(Collection entries)
::::

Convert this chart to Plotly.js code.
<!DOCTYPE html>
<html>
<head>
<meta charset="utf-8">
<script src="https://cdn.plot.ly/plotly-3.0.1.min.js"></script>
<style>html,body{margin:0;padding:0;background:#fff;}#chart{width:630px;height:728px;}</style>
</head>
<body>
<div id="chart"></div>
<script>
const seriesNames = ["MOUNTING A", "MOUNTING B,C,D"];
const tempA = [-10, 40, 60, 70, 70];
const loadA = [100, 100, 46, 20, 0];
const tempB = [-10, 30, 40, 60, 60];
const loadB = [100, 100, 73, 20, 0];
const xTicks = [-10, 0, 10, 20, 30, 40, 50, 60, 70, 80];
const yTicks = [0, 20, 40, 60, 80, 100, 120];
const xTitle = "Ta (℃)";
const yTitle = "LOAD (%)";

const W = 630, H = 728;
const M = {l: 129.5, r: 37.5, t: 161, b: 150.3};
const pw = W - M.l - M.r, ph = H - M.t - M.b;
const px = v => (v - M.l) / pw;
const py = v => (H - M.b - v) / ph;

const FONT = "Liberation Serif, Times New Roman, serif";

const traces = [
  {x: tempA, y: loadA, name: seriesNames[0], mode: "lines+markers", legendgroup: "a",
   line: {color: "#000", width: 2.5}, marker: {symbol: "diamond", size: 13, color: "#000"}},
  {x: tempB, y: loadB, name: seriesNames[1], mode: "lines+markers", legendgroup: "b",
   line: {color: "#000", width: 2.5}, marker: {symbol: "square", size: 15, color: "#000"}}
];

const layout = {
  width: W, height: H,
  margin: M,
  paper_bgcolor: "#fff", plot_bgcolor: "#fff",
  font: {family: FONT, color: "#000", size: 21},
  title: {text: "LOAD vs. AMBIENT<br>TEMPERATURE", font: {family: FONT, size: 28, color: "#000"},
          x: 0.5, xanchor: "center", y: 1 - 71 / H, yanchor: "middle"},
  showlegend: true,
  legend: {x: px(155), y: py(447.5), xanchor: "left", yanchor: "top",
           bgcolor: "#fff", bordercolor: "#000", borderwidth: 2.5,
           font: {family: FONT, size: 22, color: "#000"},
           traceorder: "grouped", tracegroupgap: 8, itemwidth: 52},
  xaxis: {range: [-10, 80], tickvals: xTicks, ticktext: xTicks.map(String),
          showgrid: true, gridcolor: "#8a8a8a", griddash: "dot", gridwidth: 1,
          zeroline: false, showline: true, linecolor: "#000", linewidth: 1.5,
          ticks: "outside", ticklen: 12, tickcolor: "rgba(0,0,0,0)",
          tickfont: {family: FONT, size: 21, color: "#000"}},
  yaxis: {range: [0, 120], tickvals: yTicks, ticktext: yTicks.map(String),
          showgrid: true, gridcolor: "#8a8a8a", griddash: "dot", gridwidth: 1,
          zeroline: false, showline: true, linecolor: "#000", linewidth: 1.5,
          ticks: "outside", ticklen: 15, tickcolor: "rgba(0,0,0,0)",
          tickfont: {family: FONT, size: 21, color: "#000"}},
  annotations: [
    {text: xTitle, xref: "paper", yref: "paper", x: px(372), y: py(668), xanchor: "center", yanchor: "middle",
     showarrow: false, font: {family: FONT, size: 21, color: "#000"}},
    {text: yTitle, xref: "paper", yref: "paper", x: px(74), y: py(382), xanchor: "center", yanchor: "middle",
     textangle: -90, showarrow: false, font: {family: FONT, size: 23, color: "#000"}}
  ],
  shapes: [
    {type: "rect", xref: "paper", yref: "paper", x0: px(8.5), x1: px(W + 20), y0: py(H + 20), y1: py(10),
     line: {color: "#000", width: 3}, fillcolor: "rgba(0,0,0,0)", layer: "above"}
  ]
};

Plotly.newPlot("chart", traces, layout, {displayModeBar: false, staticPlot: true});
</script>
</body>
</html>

::::

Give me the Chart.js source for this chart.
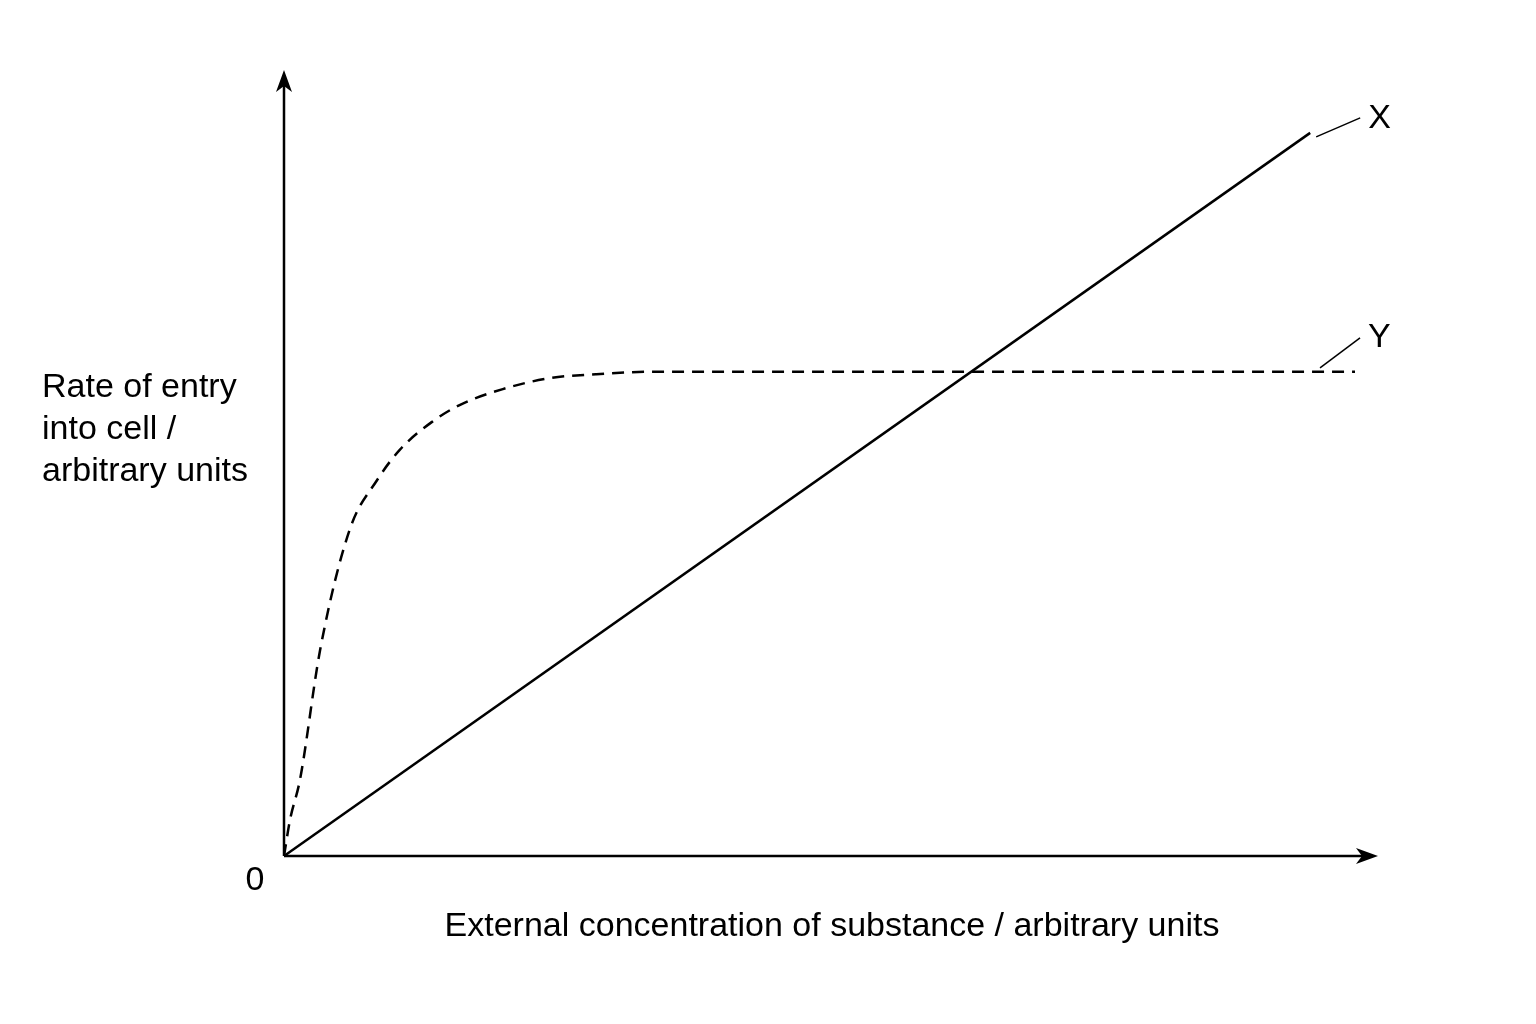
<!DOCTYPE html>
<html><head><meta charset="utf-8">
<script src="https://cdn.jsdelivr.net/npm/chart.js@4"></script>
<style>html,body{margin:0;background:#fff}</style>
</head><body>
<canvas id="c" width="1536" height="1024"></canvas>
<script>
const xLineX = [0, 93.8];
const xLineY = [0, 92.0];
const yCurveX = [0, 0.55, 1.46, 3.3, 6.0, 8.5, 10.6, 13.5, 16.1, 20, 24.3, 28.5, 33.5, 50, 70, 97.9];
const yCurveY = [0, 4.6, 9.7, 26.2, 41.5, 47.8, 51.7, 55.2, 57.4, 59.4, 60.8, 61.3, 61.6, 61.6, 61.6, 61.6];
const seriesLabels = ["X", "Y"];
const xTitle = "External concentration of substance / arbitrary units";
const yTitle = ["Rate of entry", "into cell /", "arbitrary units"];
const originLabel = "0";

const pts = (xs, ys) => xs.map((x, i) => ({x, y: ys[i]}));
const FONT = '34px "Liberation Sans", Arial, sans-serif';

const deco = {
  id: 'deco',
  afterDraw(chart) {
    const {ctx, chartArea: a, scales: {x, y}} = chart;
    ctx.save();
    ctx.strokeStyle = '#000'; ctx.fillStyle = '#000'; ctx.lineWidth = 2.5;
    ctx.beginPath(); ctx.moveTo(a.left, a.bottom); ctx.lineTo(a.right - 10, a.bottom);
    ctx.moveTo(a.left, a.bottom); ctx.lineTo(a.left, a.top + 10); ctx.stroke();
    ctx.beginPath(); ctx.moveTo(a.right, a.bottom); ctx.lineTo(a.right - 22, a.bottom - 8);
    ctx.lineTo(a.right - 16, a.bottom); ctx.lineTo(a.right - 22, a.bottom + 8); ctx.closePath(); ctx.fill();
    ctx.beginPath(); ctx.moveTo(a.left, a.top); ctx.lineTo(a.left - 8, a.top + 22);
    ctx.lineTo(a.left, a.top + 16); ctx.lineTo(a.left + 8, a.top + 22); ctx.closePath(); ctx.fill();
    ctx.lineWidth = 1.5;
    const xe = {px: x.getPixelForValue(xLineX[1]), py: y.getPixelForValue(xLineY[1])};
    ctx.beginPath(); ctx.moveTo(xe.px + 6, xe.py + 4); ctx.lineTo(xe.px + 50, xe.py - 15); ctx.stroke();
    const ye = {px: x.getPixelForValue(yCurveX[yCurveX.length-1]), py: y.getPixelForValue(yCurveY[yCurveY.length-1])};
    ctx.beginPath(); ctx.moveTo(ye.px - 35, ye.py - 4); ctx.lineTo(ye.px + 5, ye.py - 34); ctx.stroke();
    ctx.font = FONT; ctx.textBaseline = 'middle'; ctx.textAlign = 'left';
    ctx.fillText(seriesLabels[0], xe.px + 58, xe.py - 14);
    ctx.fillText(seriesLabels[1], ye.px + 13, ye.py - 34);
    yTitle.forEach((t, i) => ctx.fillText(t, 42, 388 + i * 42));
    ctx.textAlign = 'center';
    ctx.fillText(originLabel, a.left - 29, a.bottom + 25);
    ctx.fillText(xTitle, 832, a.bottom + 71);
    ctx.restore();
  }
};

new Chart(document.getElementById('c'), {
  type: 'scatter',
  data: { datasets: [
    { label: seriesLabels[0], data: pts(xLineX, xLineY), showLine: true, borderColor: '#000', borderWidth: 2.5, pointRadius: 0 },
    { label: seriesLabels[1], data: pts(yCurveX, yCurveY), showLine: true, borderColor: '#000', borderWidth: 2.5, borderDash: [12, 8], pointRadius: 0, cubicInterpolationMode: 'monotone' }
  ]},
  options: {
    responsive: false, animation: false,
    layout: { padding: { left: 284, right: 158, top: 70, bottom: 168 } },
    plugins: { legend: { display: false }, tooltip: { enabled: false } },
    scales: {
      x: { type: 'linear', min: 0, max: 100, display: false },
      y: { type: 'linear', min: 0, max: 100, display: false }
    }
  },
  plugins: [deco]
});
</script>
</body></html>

::::

- **INSTRUCTIONS FOR THE TASK**: Quote word for word only the lines above from the one containing "Give me the Chart.js source for this chart." through the one containing "const FONT = '34px". Pictures stay out of your copy.

- **EXERCISE ANSWER**:
Give me the Chart.js source for this chart.
<!DOCTYPE html>
<html><head><meta charset="utf-8">
<script src="https://cdn.jsdelivr.net/npm/chart.js@4"></script>
<style>html,body{margin:0;background:#fff}</style>
</head><body>
<canvas id="c" width="1536" height="1024"></canvas>
<script>
const xLineX = [0, 93.8];
const xLineY = [0, 92.0];
const yCurveX = [0, 0.55, 1.46, 3.3, 6.0, 8.5, 10.6, 13.5, 16.1, 20, 24.3, 28.5, 33.5, 50, 70, 97.9];
const yCurveY = [0, 4.6, 9.7, 26.2, 41.5, 47.8, 51.7, 55.2, 57.4, 59.4, 60.8, 61.3, 61.6, 61.6, 61.6, 61.6];
const seriesLabels = ["X", "Y"];
const xTitle = "External concentration of substance / arbitrary units";
const yTitle = ["Rate of entry", "into cell /", "arbitrary units"];
const originLabel = "0";

const pts = (xs, ys) => xs.map((x, i) => ({x, y: ys[i]}));
const FONT = '34px "Liberation Sans", Arial, sans-serif';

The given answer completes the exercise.